Let's talk about drugs: Entrepreneurs who experimented with nootropics (modafinil, paracetam, etc.), psychedelics (mushrooms, LSD, etc.) and more - have they helped you or hurt you?

Hmm, I quite like drugs and do think they can be used with a net benefit. I secretly think any adult would be better off having a strong mushroom trip. Though obviously drugs can be the subject of an addiction - which is often detrimental to starting and running a business. I will give my experience and thoughts on psychedelics, since they are what I know best.

Introspective and meditative use of psychedelics can provide the user with powerful, objective, self-knowledge.

The first time I took a psychedelic was psilocybin mushrooms in a casino when I was 19. Just for a bit of context, up to that point in my life I saw no reason to try in school or to go to university. I didn't care about my future and I never thought about it. I had a basic job that I hated and was saving to buy an old japanese car. That was my goal, the car.
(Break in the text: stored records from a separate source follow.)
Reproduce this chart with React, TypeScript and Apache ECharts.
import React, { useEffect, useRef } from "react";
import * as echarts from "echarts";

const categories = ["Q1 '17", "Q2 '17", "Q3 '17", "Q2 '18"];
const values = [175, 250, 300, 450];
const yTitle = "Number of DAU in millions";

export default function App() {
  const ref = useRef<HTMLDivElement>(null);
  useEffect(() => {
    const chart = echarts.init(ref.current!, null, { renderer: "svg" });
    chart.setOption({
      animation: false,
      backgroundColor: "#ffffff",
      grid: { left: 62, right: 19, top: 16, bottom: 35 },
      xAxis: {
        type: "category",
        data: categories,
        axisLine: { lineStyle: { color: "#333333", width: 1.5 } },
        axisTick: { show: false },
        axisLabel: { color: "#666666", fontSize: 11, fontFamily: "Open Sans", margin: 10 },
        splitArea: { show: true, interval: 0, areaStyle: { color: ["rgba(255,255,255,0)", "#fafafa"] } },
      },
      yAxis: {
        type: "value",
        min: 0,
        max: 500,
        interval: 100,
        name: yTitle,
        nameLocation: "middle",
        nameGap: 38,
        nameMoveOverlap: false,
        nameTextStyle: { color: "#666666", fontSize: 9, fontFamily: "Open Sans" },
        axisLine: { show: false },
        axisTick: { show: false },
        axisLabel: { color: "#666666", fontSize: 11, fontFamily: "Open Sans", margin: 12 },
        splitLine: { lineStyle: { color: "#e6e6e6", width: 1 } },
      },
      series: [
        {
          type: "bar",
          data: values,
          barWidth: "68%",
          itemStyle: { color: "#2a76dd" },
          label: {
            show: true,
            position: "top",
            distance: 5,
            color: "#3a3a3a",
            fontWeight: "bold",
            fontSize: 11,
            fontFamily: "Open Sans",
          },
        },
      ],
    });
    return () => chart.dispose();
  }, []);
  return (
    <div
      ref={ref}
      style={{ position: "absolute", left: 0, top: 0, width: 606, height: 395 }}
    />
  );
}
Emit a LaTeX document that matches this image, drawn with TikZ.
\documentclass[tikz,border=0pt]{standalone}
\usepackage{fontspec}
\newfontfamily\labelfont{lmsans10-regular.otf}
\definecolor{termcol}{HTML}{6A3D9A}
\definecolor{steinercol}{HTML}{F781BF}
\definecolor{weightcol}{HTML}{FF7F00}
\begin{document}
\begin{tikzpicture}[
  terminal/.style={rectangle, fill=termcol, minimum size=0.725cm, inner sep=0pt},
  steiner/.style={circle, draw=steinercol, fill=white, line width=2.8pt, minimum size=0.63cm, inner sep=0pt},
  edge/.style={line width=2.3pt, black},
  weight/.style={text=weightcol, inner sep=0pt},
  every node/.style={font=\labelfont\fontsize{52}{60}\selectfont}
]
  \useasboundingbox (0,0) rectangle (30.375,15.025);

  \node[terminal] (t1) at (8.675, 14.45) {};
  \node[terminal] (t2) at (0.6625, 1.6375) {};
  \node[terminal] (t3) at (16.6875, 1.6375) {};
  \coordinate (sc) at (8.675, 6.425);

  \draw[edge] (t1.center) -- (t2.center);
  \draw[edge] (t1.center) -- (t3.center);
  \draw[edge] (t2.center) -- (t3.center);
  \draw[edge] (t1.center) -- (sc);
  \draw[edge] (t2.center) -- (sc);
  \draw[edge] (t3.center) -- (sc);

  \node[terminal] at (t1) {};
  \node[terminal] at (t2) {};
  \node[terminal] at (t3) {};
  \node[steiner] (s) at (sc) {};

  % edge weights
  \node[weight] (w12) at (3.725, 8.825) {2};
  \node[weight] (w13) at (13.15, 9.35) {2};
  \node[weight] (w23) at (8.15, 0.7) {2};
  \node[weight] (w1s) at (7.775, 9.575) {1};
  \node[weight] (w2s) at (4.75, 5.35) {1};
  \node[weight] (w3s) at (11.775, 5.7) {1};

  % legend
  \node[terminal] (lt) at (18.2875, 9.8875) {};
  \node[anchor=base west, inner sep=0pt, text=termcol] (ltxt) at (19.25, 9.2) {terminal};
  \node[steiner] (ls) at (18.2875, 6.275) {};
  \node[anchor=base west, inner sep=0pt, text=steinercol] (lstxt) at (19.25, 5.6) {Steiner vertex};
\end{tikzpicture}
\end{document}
I ate a bunch of mushroom power capsules, it was supposedly about 3.5 grams but from subsequent mushroom trips I would guess it was closer to 2g. Down in the casino I didn't bet, drink or talk, just observed really. I couldn't explain how I felt at the time but in reflection it was like I was free of my ego for the first time. This mask I had built to withstand the pangs of teenage life had lifted and I was viewing life as it was. All my teenage angst and fear was removed temporarily - as if to show me how I could be.
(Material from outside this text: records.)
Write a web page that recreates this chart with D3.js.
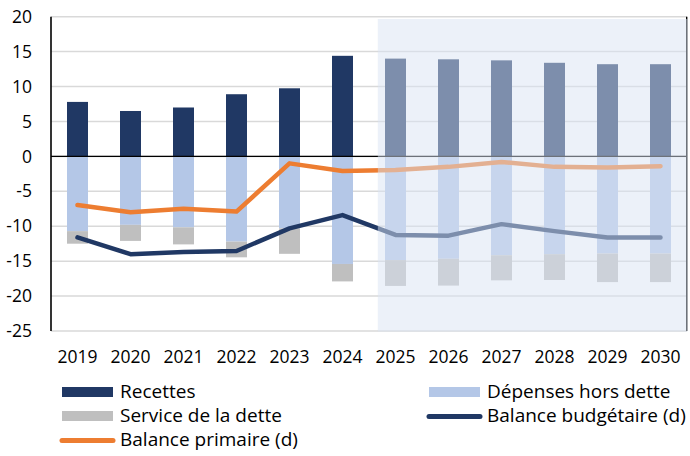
<!DOCTYPE html>
<html>
<head>
<meta charset="utf-8">
<script src="https://cdn.jsdelivr.net/npm/d3@7"></script>
<style>
  body { margin: 0; background: #fff; }
  text { font-family: "Open Sans", sans-serif; fill: #000; }
</style>
</head>
<body>
<div id="chart"></div>
<script>
const years = ["2019", "2020", "2021", "2022", "2023", "2024", "2025", "2026", "2027", "2028", "2029", "2030"];
const recettes = [7.8, 6.5, 7.0, 8.9, 9.75, 14.4, 14.0, 13.9, 13.75, 13.4, 13.2, 13.2];
const depensesHorsDette = [-10.7, -9.8, -10.15, -12.2, -10.3, -15.4, -14.85, -14.65, -14.15, -14.0, -13.9, -13.9];
const serviceDette = [-1.8, -2.3, -2.45, -2.25, -3.65, -2.5, -3.7, -3.85, -3.6, -3.7, -4.1, -4.1];
const balanceBudgetaire = [-11.6, -14.0, -13.7, -13.55, -10.3, -8.4, -11.25, -11.35, -9.7, -10.7, -11.6, -11.6];
const balancePrimaire = [-6.95, -8.0, -7.5, -7.9, -1.0, -2.1, -1.95, -1.5, -0.8, -1.5, -1.6, -1.4];
const yTicks = [-25, -20, -15, -10, -5, 0, 5, 10, 15, 20];
const projectionStart = "2025";

const width = 690, height = 456;
const plot = { left: 51, right: 687, top: 16.7, bottom: 331 };

const svg = d3.select("#chart")
    .append("svg")
    .attr("width", width)
    .attr("height", height);

const x = d3.scaleBand()
    .domain(years)
    .range([plot.left, plot.right])
    .paddingInner(32 / 53)
    .paddingOuter(16 / 53);

const y = d3.scaleLinear()
    .domain([-25, 20])
    .range([plot.bottom, plot.top]);

const cx = d => x(d) + x.bandwidth() / 2;

// gridlines
svg.append("g")
    .selectAll("line")
    .data(yTicks)
    .enter()
    .append("line")
    .attr("x1", plot.left)
    .attr("x2", plot.right)
    .attr("y1", d => y(d))
    .attr("y2", d => y(d))
    .attr("stroke", "#d9d9d9")
    .attr("stroke-width", 1.5);

// bars
const barSeries = [
    { values: recettes, base: () => 0, color: "#203864" },
    { values: depensesHorsDette, base: () => 0, color: "#b4c7e7" },
    { values: serviceDette, base: i => depensesHorsDette[i], color: "#bfbfbf" }
];

barSeries.forEach(s => {
    svg.append("g")
        .selectAll("rect")
        .data(years)
        .enter()
        .append("rect")
        .attr("x", d => x(d))
        .attr("width", x.bandwidth())
        .attr("y", (d, i) => y(Math.max(s.base(i), s.base(i) + s.values[i])))
        .attr("height", (d, i) => Math.abs(y(s.base(i)) - y(s.base(i) + s.values[i])))
        .attr("fill", s.color);
});

// zero line and axis lines
svg.append("line")
    .attr("x1", plot.left).attr("x2", plot.right)
    .attr("y1", y(0)).attr("y2", y(0))
    .attr("stroke", "#000").attr("stroke-width", 1.4);

svg.append("line")
    .attr("x1", plot.left).attr("x2", plot.left)
    .attr("y1", plot.top).attr("y2", plot.bottom)
    .attr("stroke", "#000").attr("stroke-width", 1.6);

svg.append("line")
    .attr("x1", plot.right - 0.3).attr("x2", plot.right - 0.3)
    .attr("y1", plot.top).attr("y2", plot.bottom)
    .attr("stroke", "#000").attr("stroke-width", 1.4);

// lines
const line = d3.line()
    .x(d => cx(d.year))
    .y(d => y(d.value));

const lineSeries = [
    { values: balancePrimaire, color: "#ed7d31" },
    { values: balanceBudgetaire, color: "#203864" }
];

lineSeries.forEach(s => {
    svg.append("path")
        .datum(years.map((yr, i) => ({ year: yr, value: s.values[i] })))
        .attr("d", line)
        .attr("fill", "none")
        .attr("stroke", s.color)
        .attr("stroke-width", 4.5)
        .attr("stroke-linejoin", "round")
        .attr("stroke-linecap", "round");
});

// projection shading drawn over the marks
const shadeX0 = cx(projectionStart) - x.step() / 3;
svg.append("rect")
    .attr("x", shadeX0)
    .attr("y", 19)
    .attr("width", plot.right + 0.5 - shadeX0)
    .attr("height", plot.bottom + 0.5 - 19)
    .attr("fill", "#dae3f3")
    .attr("opacity", 0.5);

// y axis labels
svg.append("g")
    .selectAll("text")
    .data(yTicks)
    .enter()
    .append("text")
    .attr("x", 32)
    .attr("y", d => y(d))
    .attr("dy", "0.35em")
    .attr("text-anchor", "end")
    .style("font-size", "17.5px")
    .text(d => d);

// x axis labels
svg.append("g")
    .selectAll("text")
    .data(years)
    .enter()
    .append("text")
    .attr("x", d => cx(d))
    .attr("y", 363.3)
    .attr("text-anchor", "middle")
    .style("font-size", "17.5px")
    .text(d => d);

// legend
const legendItems = [
    { label: "Recettes", type: "rect", color: "#203864", x: 62, y: 397.5 },
    { label: "Dépenses hors dette", type: "rect", color: "#b4c7e7", x: 429, y: 397.5 },
    { label: "Service de la dette", type: "rect", color: "#bfbfbf", x: 62, y: 421.5 },
    { label: "Balance budgétaire (d)", type: "line", color: "#203864", x: 429, y: 421.5 },
    { label: "Balance primaire (d)", type: "line", color: "#ed7d31", x: 62, y: 445.5 }
];

const legend = svg.append("g");
legendItems.forEach(d => {
    if (d.type === "rect") {
        legend.append("rect")
            .attr("x", d.x).attr("y", d.y - 10.5)
            .attr("width", 51).attr("height", 10)
            .attr("fill", d.color);
    } else {
        legend.append("line")
            .attr("x1", d.x).attr("x2", d.x + 51)
            .attr("y1", d.y - 5).attr("y2", d.y - 5)
            .attr("stroke", d.color)
            .attr("stroke-width", 5)
            .attr("stroke-linecap", "round");
    }
    legend.append("text")
        .attr("x", d.x + 58)
        .attr("y", d.y)
        .style("font-size", "19px")
        .text(d.label);
});
</script>
</body>
</html>
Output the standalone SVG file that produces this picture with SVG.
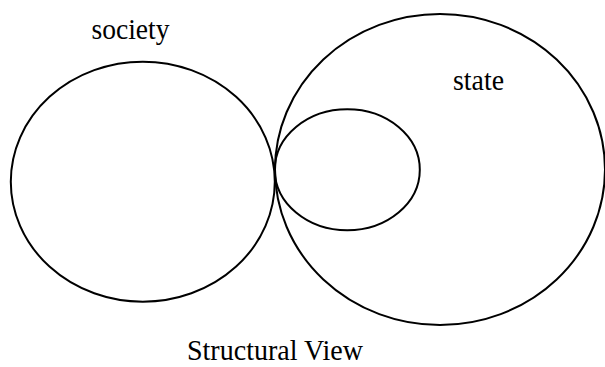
<svg xmlns="http://www.w3.org/2000/svg" width="605" height="367" viewBox="0 0 605 367">
<style>
.c{fill:none;stroke:#000;stroke-width:2}
.t{font-family:"Liberation Serif","Times New Roman",serif;font-size:28.5px;fill:#000}
</style>
<rect width="605" height="367" fill="#fff"/>
<g id="society">
<ellipse class="c" cx="142.8" cy="181.7" rx="132" ry="120"/>
<text class="t" x="91.5" y="38.5" textLength="78" lengthAdjust="spacingAndGlyphs">society</text>
</g>
<g id="state">
<ellipse class="c" cx="440" cy="169.5" rx="165" ry="155.5"/>
<text class="t" x="453" y="90" textLength="51" lengthAdjust="spacingAndGlyphs">state</text>
</g>
<g id="inner">
<ellipse class="c" cx="347.3" cy="169.7" rx="72.5" ry="60.5"/>
</g>
<g id="connectors"/>
<text class="t" x="187" y="360" textLength="176" lengthAdjust="spacingAndGlyphs">Structural View</text>
</svg>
I quickly got on with living the next day, I had a music festival to go to. I hadn't given myself the time to stop and think of what I'd just experienced.

Months later I had been thinking about life. Thinking about how I fit in, who and what I am. I had bought a bunch of books on eastern philosophy and spirituality, I was so open to the world for the first time. I began to meditate and think. I read the ideas on all the great philosophers and probed the minds of anyone who I thought understand what was going on. I felt that I was absorbing information and creating a real understanding of myself and the world for the first time. I felt smart, like I could know anything that another man could know. I enrolled in university, to study financial planning, economics and investment, I rationalised this decision based on the fact that it would make me money. I still expected no joy from work.
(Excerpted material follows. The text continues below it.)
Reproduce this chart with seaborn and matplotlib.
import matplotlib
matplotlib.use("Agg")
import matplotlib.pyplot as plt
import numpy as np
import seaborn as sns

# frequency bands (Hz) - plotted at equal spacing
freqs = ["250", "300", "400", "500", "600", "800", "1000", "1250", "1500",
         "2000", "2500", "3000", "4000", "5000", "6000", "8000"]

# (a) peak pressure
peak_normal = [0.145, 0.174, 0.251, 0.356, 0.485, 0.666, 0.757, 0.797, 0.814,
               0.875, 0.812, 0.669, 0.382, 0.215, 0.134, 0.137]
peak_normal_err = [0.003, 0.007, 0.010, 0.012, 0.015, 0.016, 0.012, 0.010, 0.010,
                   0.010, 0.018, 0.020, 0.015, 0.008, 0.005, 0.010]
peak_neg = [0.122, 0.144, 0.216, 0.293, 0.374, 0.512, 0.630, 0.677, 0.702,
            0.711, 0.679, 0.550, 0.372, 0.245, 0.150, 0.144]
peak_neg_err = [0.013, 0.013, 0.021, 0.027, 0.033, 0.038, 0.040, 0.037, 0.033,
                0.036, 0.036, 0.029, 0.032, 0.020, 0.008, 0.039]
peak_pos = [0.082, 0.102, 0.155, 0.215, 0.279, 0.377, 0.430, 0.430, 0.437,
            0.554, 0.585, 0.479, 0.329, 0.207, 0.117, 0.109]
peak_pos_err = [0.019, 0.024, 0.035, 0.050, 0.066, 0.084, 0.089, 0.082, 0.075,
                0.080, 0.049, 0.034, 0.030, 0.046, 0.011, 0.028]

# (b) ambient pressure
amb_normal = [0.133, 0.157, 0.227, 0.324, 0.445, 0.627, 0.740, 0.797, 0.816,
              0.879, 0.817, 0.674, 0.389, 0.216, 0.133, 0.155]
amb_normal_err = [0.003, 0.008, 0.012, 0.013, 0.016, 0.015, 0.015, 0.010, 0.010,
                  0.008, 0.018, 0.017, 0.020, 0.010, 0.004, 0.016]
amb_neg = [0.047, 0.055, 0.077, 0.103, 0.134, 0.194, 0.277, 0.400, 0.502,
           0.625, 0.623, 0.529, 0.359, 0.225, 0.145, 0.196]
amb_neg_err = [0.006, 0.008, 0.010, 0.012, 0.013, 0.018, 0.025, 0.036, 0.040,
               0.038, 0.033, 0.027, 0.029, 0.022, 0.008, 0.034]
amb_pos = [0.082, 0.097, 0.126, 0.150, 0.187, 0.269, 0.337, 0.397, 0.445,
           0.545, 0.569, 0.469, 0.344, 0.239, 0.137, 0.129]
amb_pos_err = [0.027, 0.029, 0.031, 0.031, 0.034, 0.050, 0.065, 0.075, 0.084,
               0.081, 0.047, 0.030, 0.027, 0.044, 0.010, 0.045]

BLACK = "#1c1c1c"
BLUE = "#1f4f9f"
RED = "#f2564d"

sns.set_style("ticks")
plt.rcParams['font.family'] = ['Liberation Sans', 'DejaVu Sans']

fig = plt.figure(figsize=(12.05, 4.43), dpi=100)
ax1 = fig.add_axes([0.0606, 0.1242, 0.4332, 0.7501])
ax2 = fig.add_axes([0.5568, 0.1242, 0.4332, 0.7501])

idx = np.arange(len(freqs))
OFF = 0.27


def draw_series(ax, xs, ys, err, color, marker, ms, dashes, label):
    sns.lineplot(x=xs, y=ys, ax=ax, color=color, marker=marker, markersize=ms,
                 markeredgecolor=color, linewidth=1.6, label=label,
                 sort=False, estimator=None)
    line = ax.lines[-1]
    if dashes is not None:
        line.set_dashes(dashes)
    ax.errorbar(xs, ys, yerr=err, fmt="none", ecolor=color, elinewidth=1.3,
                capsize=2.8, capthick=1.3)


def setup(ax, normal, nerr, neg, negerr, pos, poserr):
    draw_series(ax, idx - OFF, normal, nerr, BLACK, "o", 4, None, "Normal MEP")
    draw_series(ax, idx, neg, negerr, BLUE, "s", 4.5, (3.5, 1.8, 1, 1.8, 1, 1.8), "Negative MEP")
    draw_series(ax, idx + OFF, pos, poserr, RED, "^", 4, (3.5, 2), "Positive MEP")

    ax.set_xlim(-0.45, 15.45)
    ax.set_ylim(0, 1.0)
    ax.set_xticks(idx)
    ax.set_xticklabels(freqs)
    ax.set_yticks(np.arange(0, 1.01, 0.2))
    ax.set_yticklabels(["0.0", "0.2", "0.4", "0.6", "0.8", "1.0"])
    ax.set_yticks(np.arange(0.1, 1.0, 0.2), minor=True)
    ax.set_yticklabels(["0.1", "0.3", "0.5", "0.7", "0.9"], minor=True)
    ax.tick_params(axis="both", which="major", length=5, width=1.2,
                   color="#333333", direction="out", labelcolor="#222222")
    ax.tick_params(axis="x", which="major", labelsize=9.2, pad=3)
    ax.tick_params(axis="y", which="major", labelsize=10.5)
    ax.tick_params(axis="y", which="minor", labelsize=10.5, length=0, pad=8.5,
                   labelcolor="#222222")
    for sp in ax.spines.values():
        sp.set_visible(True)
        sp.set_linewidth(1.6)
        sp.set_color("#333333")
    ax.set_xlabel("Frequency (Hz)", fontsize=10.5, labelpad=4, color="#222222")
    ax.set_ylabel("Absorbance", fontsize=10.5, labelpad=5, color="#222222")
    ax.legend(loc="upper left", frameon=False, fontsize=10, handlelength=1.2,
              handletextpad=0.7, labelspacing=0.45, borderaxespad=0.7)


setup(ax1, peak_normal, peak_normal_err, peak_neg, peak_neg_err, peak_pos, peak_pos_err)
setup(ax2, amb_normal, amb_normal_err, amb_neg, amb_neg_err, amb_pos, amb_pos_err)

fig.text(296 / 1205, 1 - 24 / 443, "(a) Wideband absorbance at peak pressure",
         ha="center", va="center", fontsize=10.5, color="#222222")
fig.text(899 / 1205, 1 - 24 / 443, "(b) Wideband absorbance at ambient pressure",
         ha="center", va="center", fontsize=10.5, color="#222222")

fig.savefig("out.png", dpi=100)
At this point I was struggling with the idea that a drug may have produced the most profound and positive change in my life's path. I thought about my trajectory plotted over a chart, "surely now I am aiming far higher than I was before" I thought, "and even if I fail, and fall short of my goals, I will have learned". At this point I was full of confidence and vigor, I knew it in myself that if I worked hard I could achieve my goals.

I was still intrigued by psychedelics and wanted to try mushrooms alone and in nature. It seemed I would understand more in this environment. I ingested 3.5g of dried mushrooms and tried to calm myself for what was to come. After about 40 minutes of games and music I felt nothing. I sat and meditated, each breath I felt my body calm, waves of energy flowed from the top of my head to where I sat. It was odd, I got the same feeling when I meditated usually, but the feeling was usually fleeting. But now each wave grew bigger and more obvious. I was in 'psychedelic space' for a 2 hours, just sitting, alert by completely inside my head. Imagery was projected into my mind's eye as associated with thoughts. I remember red tendrils of light reaching into the middle of my minds black canvas when my thoughts turned to an act of sexual abuse from my childhood, it was something I hadn't thought about in years. I guess this is what trauma is? I don't know, I never felt as if it affected me. In any case, I relived the whole event, in incredible detail, but from the perspective of something that wasn't me. It was like a lucid dream of a real event in my life. I experienced it again but it with compassion and pity for the perpetrator. Immediately after that thought was complete glorious blue and white light shone through a great wave of pleasure ran through my body, I was ecstatic. I sat for a while longer and enjoyed the seemingly infinite access I had to my knowledge. Facts and concepts combined within my mind without direction to form understandings and ideas. I can only analogise this with the part in The Matrix where Neo asks for guns..

Anyway, I've done psychedelics since and always find something different. Once I took mushrooms and sat on a quiet beach under the moon. I got lost in a train of thought that took me right to the essence of the universe. From their my mind took me through different levels of 'what I know' to rebuild reality. All the essential bits were explained from the bottom up. The infinite space and mass of the universe, the dynamics of our world and solar system, life on earth in all its forms, human life and society and finally my friends, family and self. All explained internally more eloquently and succinctly than I ever could externally.

Much of what I wrote are personal accounts and probably uninteresting to people. I take modafinil and weed irregularly and i'm working on a business - probably should have gone into those more. Though I think psychedelics can be profoundly beneficial for entrepreneurs and anyone really. And the stats agree, check out MAPS and the research of psychedelics, there's some strong data for one-time use life benefits. It's just mind-opening stuff.

If I could give any advice to anyone thinking of doing psychedelics it would be to just let go.